Fate being what it is, the review copy of Connolly’s 11th novel landed on my desk the day the “for lease” signs went up at England’s Lane Books, bringing my own brief tenure as an NW3 retailer to an untimely end.

And that’s where I hope that all similarities begin and end because, in this England’s Lane, Connolly has assembled a wickedly grotesque cast of characters in his three shopkeeping families.

This is the England’s Lane of the late Fifties.

It’s still the era of make do and mend and there’s not an artisanal loaf or designer kitchen in sight.

There’s also precious little joy, married or illicit, to be had and for Connolly’s characters scratching a living on the Lane, life, as well as marriage, is largely something to just be gotten through.

It was an era when people didn’t share their feelings much so Connolly homes in and out of his characters’ inner monologues, interspersing them with dialogue, a device that, to begin with, can be a little unnerving but actually serves to draw you into the characters’ lives full tilt. Unsettling isn’t even half the story.

“No one knows what goes on behind closed doors”, says the country music ballad – and, the inevitable infidelities aside, you would be hard pressed to envisage what Connolly has in store behind the shabby shopfronts.

The cover blurb cites comparisons with everyone from Dickens to Amis M, but England’s Lane brought to my mind nothing so much as the boarding-house novels of the wonderful Patrick Hamilton and also Gerard Woodward’s fabulously perverse (and also post war) Nourishment.

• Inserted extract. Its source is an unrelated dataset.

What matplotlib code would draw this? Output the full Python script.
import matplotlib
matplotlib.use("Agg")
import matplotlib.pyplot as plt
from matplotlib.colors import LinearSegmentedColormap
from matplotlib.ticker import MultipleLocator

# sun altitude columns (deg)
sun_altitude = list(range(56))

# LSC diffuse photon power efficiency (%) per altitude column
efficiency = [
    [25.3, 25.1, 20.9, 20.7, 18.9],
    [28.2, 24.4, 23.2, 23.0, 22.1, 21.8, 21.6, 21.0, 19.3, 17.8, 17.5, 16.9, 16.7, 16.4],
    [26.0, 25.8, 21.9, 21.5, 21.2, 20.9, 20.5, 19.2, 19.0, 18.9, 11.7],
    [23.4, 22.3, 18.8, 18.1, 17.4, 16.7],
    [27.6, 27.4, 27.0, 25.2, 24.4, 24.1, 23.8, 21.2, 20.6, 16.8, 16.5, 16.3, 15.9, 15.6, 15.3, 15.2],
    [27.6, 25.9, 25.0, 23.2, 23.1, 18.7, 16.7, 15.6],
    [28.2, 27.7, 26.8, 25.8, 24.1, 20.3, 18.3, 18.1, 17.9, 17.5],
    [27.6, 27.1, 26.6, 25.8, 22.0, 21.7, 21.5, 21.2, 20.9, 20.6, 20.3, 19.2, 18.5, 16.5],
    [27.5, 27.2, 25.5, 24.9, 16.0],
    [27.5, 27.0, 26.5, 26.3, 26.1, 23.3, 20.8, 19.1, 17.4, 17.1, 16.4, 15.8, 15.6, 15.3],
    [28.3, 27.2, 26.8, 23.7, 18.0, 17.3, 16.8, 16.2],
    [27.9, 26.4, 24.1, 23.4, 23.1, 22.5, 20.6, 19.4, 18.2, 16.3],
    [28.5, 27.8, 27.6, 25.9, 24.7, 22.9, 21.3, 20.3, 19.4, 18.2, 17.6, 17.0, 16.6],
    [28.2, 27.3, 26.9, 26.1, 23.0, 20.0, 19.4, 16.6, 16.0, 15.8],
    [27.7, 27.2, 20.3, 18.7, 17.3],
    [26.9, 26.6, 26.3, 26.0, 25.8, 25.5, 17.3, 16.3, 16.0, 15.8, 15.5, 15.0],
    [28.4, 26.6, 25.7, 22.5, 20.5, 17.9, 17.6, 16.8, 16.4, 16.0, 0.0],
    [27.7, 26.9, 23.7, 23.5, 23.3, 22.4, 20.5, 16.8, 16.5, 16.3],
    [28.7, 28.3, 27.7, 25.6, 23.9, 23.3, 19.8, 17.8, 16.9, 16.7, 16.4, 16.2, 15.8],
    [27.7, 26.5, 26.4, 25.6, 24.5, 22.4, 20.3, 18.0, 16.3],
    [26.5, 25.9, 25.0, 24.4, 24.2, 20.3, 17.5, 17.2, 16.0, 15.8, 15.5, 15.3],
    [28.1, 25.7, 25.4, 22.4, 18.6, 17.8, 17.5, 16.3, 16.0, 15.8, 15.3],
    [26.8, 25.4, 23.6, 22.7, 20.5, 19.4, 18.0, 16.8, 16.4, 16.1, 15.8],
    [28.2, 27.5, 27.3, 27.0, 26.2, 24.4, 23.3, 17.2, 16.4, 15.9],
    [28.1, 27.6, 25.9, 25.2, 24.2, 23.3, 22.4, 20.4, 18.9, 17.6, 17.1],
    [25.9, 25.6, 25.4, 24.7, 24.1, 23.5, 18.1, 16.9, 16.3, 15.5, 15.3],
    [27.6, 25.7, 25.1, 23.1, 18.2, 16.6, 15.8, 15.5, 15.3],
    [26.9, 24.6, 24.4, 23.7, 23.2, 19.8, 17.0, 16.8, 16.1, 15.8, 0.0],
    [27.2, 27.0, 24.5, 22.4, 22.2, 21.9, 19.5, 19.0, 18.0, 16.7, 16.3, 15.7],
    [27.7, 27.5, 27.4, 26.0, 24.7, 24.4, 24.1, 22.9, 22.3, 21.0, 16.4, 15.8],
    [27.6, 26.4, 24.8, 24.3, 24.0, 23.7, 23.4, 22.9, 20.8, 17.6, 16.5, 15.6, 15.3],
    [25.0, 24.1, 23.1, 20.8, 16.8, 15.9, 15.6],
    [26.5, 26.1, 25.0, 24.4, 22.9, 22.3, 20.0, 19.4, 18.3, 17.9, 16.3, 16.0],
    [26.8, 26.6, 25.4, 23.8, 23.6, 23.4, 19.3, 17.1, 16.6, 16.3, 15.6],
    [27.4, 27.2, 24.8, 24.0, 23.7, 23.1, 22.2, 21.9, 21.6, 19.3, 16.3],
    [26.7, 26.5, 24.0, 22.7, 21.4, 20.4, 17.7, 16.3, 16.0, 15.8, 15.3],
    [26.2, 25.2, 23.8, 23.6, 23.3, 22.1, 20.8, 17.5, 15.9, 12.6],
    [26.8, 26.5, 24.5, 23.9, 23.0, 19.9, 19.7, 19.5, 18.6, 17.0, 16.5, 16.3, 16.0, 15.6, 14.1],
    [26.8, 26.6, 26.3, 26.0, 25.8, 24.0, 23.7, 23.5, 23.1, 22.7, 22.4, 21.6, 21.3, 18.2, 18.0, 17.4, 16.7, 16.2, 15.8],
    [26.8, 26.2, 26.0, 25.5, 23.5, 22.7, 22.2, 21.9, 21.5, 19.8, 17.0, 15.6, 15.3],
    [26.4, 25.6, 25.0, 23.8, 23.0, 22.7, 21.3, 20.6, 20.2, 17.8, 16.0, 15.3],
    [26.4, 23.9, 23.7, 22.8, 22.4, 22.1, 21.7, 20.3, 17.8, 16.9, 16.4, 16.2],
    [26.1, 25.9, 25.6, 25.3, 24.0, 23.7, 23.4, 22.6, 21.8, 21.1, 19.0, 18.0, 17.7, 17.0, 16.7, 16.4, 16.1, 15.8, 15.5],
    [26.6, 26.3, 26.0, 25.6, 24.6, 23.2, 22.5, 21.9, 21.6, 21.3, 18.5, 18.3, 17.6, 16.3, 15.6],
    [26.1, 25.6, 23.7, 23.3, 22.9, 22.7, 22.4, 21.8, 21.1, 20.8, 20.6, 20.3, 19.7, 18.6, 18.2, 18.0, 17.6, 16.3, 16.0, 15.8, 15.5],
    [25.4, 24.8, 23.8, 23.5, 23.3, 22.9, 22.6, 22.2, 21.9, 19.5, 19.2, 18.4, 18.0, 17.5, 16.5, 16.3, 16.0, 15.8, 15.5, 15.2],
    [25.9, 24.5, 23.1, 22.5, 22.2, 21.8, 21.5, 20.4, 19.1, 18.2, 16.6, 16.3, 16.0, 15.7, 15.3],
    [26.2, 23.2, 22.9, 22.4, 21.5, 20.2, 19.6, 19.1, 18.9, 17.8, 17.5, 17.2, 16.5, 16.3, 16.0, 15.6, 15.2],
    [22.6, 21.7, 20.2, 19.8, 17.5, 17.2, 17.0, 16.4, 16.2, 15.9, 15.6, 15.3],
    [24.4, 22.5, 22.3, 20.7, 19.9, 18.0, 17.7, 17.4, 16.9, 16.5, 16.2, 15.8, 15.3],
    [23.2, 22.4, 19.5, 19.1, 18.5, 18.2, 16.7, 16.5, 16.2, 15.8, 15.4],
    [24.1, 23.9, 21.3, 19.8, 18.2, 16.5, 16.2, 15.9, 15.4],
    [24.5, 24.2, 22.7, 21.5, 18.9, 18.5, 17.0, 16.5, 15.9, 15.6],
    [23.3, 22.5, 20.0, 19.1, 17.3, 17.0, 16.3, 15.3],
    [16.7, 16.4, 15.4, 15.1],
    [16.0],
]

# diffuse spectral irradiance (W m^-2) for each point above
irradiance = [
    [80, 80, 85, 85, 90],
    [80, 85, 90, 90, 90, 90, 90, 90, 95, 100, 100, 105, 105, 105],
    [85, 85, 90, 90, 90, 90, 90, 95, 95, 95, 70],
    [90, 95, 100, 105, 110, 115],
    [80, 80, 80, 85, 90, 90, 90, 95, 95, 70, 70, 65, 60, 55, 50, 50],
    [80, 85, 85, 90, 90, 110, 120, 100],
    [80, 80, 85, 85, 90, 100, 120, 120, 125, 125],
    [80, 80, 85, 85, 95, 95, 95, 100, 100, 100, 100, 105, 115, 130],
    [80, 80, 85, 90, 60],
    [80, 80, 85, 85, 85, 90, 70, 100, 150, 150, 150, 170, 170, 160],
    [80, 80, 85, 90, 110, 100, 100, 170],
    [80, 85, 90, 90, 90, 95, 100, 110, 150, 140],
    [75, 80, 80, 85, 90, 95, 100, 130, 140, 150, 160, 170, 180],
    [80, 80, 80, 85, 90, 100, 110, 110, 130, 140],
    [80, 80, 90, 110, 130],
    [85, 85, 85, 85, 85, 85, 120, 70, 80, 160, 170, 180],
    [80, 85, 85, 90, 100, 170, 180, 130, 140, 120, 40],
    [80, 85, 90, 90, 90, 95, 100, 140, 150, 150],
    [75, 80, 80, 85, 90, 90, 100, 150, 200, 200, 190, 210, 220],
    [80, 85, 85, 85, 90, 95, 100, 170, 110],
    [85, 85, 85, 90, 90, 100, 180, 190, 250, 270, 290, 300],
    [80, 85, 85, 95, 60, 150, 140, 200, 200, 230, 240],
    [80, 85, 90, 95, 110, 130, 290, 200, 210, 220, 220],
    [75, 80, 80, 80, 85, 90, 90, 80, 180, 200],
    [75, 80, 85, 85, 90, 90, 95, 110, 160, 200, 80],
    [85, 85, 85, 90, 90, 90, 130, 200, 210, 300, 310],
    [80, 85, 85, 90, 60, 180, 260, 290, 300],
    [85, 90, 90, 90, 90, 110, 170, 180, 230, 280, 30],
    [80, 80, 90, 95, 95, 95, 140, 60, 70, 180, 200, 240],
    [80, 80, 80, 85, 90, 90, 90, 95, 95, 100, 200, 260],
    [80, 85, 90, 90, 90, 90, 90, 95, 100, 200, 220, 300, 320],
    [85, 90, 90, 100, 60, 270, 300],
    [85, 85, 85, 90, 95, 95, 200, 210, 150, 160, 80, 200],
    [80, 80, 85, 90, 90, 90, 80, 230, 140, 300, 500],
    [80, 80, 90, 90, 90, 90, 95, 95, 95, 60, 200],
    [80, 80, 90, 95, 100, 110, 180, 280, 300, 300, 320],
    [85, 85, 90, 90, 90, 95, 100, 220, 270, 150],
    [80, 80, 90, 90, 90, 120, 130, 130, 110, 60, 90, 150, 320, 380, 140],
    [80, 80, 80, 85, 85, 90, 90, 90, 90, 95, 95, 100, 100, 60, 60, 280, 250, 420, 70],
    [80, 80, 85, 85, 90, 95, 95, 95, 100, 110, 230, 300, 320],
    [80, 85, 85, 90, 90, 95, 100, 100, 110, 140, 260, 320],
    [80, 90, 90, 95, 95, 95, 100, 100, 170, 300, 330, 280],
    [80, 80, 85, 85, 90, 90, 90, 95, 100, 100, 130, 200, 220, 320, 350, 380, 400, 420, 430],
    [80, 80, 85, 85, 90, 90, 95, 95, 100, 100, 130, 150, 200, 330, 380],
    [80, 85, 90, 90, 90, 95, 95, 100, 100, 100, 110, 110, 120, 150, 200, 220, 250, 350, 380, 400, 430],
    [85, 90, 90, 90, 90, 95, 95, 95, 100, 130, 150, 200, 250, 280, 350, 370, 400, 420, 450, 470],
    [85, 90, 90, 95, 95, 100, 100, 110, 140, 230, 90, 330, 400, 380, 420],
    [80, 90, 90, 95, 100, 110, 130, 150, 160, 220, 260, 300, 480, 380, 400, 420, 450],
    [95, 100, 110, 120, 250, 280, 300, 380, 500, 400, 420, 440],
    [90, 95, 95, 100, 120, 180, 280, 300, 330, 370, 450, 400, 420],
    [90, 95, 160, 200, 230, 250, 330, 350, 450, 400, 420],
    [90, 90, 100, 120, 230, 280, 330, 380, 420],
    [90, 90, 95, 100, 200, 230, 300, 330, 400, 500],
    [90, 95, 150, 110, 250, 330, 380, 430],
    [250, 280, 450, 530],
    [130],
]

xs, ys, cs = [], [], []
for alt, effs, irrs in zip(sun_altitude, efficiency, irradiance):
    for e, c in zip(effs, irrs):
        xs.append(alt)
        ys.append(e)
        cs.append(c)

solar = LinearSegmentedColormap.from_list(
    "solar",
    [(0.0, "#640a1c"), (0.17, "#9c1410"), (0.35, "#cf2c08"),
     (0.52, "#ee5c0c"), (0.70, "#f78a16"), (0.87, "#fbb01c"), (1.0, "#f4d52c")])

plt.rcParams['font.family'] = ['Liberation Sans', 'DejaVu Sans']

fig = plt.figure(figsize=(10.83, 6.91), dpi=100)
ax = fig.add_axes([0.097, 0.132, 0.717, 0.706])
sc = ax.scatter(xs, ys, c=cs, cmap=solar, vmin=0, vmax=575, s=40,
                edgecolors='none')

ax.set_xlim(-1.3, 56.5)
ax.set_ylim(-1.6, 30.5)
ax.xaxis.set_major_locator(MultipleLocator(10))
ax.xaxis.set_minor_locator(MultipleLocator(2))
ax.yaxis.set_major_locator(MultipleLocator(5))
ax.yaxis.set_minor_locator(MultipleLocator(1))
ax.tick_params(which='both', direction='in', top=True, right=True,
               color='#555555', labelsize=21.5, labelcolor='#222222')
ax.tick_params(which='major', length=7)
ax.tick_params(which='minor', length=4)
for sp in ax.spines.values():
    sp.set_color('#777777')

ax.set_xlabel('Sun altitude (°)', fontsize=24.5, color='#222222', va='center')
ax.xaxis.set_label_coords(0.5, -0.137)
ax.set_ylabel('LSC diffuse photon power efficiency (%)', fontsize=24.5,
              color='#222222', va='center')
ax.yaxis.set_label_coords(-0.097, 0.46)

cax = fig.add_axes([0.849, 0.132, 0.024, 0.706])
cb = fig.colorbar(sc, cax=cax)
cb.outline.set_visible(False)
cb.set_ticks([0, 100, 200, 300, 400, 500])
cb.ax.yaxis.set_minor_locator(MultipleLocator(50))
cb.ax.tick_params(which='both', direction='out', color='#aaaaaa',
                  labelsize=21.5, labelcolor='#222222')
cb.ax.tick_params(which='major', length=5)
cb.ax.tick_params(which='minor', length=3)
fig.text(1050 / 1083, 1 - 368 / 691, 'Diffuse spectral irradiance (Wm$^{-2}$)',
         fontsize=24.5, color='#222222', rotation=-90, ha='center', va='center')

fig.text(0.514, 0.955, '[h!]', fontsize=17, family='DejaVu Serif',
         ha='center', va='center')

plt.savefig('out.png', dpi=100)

Here is an uneviable world in which one affection-starved woman describes sex with her husband as “charmless invasions”, while of her (inevitably less than worthless and uniquely vile) lover she notes: “He will grunt just once and then there is a sigh”, although she is still moved to remark that being hugged by him was “the single most wonderful thing that has ever happened to me.”

But it is in the slickly malevolent mind and motivations of Barton the butcher that Connolly really lets rip and enjoys himself with the most odious and darkly comedic character you could wish for. It is in his passages in the book that Connolly really excels as a stylist.

England’s Lane is a hefty undertaking at more than 400 pages and, while the opening chapters amble along at a gentle pace, the story quickly gathers momentum, roars into life and becomes as gripping and unique a read as anything you’re likely to encounter.